> What to do: Output the lines exactly, from the one where "Output the web" appears through the one where "0.09, 0.15, 0.21]" appears. Images are left out.

> Source records:

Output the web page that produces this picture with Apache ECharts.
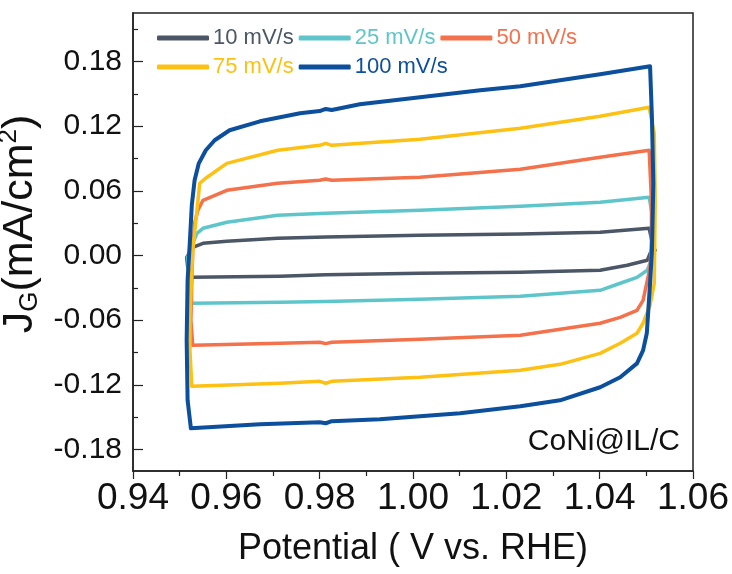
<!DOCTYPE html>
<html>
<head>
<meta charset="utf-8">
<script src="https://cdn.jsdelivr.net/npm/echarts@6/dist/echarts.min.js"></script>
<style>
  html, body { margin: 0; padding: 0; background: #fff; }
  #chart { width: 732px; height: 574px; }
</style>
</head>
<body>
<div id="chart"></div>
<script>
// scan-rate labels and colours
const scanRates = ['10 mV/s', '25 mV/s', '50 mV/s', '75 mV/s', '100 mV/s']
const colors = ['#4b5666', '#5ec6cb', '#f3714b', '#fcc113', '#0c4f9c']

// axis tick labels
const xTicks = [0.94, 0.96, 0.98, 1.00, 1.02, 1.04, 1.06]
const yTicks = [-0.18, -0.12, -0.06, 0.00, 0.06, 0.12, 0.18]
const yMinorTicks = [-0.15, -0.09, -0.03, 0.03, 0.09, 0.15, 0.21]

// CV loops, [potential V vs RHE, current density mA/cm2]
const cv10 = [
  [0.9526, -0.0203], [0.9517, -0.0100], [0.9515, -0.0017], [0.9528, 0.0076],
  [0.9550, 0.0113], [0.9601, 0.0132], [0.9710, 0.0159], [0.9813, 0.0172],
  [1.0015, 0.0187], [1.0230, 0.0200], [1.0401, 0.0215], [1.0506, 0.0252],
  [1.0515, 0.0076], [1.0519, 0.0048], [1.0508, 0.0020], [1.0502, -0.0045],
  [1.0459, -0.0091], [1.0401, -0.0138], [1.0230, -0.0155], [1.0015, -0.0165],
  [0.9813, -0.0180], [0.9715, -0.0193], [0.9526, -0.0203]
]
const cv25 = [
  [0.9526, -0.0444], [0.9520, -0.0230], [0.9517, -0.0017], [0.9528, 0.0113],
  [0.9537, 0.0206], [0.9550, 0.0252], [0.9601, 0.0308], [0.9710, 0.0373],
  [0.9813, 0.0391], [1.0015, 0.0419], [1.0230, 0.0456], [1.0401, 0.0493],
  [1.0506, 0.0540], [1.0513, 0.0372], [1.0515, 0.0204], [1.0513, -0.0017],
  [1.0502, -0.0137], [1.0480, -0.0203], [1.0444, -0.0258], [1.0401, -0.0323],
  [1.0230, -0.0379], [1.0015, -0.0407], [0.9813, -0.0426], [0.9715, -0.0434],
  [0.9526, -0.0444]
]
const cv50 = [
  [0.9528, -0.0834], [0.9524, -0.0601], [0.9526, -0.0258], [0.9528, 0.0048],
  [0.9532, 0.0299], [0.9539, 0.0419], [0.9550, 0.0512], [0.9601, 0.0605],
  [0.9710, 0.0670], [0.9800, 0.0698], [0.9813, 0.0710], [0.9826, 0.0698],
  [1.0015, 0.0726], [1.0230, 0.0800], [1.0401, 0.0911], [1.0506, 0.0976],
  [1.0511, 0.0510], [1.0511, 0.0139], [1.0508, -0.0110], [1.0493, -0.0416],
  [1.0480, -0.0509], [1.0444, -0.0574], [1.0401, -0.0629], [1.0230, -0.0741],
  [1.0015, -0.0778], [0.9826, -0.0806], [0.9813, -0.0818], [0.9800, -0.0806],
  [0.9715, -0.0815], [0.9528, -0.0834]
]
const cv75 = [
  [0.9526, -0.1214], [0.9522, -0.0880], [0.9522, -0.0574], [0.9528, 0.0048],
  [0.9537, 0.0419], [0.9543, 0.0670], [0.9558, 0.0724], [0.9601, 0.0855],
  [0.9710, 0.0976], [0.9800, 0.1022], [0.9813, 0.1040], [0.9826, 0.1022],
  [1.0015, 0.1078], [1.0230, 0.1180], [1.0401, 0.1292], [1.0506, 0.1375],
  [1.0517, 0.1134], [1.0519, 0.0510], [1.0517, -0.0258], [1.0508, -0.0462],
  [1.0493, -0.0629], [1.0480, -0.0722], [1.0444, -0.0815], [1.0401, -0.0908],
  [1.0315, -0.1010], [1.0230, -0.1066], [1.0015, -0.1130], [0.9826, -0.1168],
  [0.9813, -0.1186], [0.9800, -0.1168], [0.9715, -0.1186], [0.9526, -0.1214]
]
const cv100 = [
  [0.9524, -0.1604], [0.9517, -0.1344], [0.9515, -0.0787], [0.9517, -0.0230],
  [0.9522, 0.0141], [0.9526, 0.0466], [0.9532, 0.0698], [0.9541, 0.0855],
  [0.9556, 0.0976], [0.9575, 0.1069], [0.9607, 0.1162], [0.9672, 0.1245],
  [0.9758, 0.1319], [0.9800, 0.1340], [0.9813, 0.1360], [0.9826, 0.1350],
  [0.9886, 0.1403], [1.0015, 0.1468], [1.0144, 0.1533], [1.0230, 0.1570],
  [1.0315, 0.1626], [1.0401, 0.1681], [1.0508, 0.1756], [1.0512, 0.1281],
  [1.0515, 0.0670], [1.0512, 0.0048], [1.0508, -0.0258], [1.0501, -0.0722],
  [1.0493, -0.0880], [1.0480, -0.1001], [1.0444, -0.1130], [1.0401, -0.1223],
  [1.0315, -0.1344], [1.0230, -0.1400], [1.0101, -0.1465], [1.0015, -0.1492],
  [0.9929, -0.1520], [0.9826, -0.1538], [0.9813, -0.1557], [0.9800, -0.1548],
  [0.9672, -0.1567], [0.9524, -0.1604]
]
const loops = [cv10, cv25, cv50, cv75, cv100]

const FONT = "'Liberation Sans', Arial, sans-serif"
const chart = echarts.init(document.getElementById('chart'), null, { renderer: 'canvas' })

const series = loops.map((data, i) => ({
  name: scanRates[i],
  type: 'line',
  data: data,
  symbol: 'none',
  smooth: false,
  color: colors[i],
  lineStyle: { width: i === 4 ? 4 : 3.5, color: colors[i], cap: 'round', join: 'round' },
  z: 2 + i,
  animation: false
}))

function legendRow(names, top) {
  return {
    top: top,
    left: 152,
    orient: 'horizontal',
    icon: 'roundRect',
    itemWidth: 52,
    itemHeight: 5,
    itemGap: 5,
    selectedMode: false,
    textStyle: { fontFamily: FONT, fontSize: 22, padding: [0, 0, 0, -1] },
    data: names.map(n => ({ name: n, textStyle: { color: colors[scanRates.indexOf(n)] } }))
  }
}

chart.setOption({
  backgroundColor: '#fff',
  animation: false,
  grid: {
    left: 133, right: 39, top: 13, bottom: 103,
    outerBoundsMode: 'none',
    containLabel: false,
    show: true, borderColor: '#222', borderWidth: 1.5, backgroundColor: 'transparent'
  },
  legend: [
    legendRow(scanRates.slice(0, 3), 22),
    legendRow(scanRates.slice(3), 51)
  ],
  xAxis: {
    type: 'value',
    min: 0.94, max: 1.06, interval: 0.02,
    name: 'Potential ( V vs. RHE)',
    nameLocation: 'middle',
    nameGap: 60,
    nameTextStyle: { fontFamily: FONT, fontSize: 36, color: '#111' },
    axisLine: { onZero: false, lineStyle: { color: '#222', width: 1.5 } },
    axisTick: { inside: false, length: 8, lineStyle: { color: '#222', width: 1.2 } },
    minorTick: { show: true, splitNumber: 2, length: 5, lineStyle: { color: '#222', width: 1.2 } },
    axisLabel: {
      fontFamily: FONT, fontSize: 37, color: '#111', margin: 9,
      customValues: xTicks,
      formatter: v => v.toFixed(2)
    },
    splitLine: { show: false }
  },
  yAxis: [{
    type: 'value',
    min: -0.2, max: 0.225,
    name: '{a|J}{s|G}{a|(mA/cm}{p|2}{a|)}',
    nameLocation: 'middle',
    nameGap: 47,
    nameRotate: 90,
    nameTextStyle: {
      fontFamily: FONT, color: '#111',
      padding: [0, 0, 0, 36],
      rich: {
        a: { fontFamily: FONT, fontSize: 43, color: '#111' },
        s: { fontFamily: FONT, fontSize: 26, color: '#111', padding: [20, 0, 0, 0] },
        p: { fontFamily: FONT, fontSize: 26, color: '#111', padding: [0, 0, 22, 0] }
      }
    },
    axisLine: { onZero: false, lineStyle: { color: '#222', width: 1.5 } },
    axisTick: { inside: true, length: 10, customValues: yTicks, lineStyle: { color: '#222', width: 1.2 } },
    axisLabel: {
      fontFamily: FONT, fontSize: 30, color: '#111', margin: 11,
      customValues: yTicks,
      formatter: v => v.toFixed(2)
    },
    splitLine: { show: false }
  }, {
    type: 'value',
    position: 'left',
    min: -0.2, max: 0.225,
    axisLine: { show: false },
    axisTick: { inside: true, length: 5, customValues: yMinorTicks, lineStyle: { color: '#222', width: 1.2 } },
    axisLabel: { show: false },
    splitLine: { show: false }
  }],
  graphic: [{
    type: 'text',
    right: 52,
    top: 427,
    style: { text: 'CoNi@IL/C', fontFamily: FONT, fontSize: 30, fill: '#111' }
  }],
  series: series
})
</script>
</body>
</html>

---

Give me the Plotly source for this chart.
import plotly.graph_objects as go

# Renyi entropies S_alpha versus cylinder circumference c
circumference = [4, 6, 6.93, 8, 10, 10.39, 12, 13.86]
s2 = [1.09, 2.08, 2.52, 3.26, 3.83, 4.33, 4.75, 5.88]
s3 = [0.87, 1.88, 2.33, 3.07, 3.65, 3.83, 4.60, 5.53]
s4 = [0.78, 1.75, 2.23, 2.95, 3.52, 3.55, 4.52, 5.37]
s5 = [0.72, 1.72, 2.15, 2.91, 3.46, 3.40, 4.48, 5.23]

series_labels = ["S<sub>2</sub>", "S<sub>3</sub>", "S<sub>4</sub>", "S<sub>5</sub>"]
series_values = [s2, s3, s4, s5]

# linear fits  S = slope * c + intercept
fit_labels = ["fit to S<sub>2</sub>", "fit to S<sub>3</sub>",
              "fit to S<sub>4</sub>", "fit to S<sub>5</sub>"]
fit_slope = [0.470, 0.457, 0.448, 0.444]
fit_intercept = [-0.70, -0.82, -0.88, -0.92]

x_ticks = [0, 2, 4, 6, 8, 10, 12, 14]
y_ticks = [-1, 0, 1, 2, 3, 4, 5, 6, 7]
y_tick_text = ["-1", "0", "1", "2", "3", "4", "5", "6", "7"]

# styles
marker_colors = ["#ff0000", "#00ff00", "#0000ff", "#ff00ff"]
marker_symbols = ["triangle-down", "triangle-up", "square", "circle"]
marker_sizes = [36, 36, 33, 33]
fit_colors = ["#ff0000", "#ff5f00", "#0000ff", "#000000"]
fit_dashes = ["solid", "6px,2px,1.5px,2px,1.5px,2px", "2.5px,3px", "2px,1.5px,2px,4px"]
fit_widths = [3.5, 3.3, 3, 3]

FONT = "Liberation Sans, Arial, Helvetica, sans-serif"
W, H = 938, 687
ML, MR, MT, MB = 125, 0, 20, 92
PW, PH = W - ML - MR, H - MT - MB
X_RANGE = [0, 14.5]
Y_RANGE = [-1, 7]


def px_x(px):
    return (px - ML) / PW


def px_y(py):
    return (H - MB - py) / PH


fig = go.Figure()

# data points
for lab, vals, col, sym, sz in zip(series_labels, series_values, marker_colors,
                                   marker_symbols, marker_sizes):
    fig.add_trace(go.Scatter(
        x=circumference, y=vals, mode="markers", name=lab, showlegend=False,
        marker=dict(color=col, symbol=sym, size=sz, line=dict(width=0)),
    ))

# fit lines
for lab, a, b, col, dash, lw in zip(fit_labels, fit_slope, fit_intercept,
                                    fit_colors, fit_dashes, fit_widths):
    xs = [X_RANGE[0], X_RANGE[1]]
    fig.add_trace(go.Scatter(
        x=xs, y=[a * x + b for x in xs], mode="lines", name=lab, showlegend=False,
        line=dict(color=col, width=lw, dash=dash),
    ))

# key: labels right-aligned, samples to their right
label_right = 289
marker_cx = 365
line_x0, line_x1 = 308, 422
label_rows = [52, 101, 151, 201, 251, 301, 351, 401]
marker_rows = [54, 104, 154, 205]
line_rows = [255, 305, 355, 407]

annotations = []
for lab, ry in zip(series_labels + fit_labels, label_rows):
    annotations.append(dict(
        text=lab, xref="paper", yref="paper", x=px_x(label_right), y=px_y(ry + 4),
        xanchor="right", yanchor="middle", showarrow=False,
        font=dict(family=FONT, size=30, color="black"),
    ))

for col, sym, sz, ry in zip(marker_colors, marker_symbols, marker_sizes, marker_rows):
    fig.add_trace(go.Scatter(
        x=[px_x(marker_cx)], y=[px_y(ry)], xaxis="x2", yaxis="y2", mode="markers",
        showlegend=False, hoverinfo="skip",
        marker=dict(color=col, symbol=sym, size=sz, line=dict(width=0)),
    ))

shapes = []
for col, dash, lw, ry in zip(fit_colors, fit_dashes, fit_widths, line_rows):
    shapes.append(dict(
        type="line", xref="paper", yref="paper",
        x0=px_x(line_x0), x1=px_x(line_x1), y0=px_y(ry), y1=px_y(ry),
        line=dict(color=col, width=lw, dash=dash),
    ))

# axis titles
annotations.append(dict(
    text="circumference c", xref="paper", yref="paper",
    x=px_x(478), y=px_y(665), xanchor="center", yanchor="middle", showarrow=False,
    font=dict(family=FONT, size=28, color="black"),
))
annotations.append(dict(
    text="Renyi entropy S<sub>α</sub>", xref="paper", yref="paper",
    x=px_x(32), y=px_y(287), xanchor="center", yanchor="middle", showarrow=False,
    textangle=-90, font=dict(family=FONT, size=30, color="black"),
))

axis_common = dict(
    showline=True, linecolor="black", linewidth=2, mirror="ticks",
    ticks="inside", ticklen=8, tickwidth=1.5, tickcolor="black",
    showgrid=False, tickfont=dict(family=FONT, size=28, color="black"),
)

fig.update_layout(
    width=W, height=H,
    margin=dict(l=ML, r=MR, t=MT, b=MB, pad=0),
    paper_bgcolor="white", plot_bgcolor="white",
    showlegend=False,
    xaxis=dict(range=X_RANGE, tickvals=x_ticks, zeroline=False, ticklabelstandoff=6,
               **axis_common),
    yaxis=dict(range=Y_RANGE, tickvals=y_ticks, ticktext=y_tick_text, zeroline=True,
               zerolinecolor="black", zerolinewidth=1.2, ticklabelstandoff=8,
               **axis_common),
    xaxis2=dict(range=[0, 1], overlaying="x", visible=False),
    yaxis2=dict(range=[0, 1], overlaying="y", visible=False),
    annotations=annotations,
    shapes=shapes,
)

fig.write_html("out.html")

> Response to this task:
Output the web page that produces this picture with Apache ECharts.
<!DOCTYPE html>
<html>
<head>
<meta charset="utf-8">
<script src="https://cdn.jsdelivr.net/npm/echarts@6/dist/echarts.min.js"></script>
<style>
  html, body { margin: 0; padding: 0; background: #fff; }
  #chart { width: 732px; height: 574px; }
</style>
</head>
<body>
<div id="chart"></div>
<script>
// scan-rate labels and colours
const scanRates = ['10 mV/s', '25 mV/s', '50 mV/s', '75 mV/s', '100 mV/s']
const colors = ['#4b5666', '#5ec6cb', '#f3714b', '#fcc113', '#0c4f9c']

// axis tick labels
const xTicks = [0.94, 0.96, 0.98, 1.00, 1.02, 1.04, 1.06]
const yTicks = [-0.18, -0.12, -0.06, 0.00, 0.06, 0.12, 0.18]
const yMinorTicks = [-0.15, -0.09, -0.03, 0.03, 0.09, 0.15, 0.21]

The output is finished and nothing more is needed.